=== Information shown ===

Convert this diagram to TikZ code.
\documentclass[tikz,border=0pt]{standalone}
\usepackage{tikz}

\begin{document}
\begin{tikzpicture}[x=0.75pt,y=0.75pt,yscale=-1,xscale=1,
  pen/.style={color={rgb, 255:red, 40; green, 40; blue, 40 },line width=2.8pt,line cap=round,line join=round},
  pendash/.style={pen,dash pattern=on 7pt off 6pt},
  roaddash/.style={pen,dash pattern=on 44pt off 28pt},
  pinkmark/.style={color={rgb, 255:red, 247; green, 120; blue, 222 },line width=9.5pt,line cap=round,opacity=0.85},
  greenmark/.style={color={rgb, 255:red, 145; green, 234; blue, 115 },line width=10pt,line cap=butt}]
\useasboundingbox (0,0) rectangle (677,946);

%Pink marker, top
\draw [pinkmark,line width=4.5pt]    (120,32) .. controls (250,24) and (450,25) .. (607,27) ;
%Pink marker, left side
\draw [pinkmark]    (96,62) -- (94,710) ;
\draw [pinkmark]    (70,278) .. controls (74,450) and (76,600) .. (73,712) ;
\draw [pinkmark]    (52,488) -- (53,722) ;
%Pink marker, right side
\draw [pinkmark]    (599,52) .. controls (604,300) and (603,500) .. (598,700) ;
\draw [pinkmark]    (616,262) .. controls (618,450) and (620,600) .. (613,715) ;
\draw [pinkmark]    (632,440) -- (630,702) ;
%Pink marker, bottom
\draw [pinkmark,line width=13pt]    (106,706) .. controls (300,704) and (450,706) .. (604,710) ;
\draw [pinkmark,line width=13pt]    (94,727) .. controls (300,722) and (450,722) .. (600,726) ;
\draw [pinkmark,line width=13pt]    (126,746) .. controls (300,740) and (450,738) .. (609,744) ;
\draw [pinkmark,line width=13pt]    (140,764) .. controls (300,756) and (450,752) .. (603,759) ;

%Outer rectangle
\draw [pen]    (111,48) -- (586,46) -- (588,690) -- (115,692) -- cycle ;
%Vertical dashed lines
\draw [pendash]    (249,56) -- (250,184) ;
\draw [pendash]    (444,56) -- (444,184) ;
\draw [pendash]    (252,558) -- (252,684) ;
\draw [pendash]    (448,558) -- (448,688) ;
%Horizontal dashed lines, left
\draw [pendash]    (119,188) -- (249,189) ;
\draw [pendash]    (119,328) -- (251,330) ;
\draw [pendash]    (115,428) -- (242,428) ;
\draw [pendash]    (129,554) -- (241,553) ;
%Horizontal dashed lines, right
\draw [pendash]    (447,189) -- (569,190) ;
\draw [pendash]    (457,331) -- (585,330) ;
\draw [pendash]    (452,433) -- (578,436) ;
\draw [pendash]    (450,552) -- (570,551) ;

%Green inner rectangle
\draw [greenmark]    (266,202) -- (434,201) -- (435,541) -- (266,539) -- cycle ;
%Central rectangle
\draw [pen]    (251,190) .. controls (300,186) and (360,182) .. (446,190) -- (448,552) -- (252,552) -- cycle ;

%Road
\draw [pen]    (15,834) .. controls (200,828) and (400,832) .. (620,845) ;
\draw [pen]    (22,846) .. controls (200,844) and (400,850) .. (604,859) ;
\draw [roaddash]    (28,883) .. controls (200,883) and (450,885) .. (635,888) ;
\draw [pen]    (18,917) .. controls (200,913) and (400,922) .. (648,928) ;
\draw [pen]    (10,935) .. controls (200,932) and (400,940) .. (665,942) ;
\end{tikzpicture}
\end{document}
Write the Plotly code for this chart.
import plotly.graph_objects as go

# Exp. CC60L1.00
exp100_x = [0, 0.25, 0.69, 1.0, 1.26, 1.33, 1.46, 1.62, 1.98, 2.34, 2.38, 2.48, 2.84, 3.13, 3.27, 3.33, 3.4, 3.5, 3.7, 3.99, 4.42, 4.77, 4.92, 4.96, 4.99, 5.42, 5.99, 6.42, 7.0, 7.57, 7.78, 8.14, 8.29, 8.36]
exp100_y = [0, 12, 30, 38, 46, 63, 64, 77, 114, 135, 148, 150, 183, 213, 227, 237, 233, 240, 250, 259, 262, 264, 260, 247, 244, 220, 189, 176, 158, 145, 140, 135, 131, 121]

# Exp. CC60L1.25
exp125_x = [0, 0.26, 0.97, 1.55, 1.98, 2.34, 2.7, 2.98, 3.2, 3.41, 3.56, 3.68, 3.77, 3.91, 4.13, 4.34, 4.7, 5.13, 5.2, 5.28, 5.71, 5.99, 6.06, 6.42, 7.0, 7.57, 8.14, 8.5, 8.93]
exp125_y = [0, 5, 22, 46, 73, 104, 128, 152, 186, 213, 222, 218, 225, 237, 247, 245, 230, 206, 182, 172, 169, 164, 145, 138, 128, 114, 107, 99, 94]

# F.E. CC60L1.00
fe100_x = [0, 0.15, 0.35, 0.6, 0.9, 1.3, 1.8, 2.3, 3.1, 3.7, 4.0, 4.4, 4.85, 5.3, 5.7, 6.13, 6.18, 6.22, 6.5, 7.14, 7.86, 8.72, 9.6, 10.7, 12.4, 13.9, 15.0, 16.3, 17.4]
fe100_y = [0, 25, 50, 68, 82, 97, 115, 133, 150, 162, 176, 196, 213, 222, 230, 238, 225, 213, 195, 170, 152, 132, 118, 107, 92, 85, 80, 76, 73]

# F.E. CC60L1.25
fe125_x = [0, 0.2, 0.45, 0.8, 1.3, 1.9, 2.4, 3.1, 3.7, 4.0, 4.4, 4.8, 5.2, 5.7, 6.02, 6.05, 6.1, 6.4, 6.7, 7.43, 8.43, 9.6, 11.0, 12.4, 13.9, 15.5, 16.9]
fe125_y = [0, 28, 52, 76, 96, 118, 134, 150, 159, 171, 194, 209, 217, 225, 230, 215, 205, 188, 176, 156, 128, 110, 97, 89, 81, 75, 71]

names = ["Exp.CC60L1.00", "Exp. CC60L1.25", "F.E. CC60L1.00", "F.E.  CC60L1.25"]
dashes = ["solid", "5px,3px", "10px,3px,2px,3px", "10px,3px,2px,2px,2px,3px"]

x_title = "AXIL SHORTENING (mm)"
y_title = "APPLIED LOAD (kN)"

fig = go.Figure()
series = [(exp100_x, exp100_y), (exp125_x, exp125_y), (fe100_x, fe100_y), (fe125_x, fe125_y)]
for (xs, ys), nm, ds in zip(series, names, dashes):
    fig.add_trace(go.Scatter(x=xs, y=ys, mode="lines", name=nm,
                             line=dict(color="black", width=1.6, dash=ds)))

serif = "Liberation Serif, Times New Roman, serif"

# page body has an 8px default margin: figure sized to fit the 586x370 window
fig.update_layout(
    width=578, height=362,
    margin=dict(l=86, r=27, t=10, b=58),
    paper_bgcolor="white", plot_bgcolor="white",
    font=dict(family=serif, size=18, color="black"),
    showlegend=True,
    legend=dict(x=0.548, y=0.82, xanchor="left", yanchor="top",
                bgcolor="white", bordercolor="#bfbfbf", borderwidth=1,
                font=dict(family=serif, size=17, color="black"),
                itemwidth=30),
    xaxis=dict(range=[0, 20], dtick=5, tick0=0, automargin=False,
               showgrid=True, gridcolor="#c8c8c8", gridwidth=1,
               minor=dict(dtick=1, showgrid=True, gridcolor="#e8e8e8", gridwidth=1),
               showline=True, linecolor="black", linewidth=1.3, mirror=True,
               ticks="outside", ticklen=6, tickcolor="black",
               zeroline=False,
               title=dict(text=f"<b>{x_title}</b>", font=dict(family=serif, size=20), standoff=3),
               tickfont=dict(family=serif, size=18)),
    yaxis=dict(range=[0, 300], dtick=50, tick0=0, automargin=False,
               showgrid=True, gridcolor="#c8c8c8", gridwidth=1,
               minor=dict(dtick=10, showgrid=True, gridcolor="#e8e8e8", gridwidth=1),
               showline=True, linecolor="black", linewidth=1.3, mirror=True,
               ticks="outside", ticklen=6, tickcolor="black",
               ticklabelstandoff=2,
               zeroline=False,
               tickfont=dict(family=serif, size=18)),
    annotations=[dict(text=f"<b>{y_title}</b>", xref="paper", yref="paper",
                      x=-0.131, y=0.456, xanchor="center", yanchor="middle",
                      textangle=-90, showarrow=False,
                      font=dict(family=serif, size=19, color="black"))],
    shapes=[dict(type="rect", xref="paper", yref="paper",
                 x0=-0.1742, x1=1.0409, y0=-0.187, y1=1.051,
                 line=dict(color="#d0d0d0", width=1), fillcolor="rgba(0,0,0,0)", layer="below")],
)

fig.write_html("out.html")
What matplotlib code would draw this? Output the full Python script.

===

Written exercise: Only the lines from the opening of the material through the line with "(450,752) .. (603,759) ;" should be echoed, exactly as written.

Exercise result:
Convert this diagram to TikZ code.
\documentclass[tikz,border=0pt]{standalone}
\usepackage{tikz}

\begin{document}
\begin{tikzpicture}[x=0.75pt,y=0.75pt,yscale=-1,xscale=1,
  pen/.style={color={rgb, 255:red, 40; green, 40; blue, 40 },line width=2.8pt,line cap=round,line join=round},
  pendash/.style={pen,dash pattern=on 7pt off 6pt},
  roaddash/.style={pen,dash pattern=on 44pt off 28pt},
  pinkmark/.style={color={rgb, 255:red, 247; green, 120; blue, 222 },line width=9.5pt,line cap=round,opacity=0.85},
  greenmark/.style={color={rgb, 255:red, 145; green, 234; blue, 115 },line width=10pt,line cap=butt}]
\useasboundingbox (0,0) rectangle (677,946);

%Pink marker, top
\draw [pinkmark,line width=4.5pt]    (120,32) .. controls (250,24) and (450,25) .. (607,27) ;
%Pink marker, left side
\draw [pinkmark]    (96,62) -- (94,710) ;
\draw [pinkmark]    (70,278) .. controls (74,450) and (76,600) .. (73,712) ;
\draw [pinkmark]    (52,488) -- (53,722) ;
%Pink marker, right side
\draw [pinkmark]    (599,52) .. controls (604,300) and (603,500) .. (598,700) ;
\draw [pinkmark]    (616,262) .. controls (618,450) and (620,600) .. (613,715) ;
\draw [pinkmark]    (632,440) -- (630,702) ;
%Pink marker, bottom
\draw [pinkmark,line width=13pt]    (106,706) .. controls (300,704) and (450,706) .. (604,710) ;
\draw [pinkmark,line width=13pt]    (94,727) .. controls (300,722) and (450,722) .. (600,726) ;
\draw [pinkmark,line width=13pt]    (126,746) .. controls (300,740) and (450,738) .. (609,744) ;
\draw [pinkmark,line width=13pt]    (140,764) .. controls (300,756) and (450,752) .. (603,759) ;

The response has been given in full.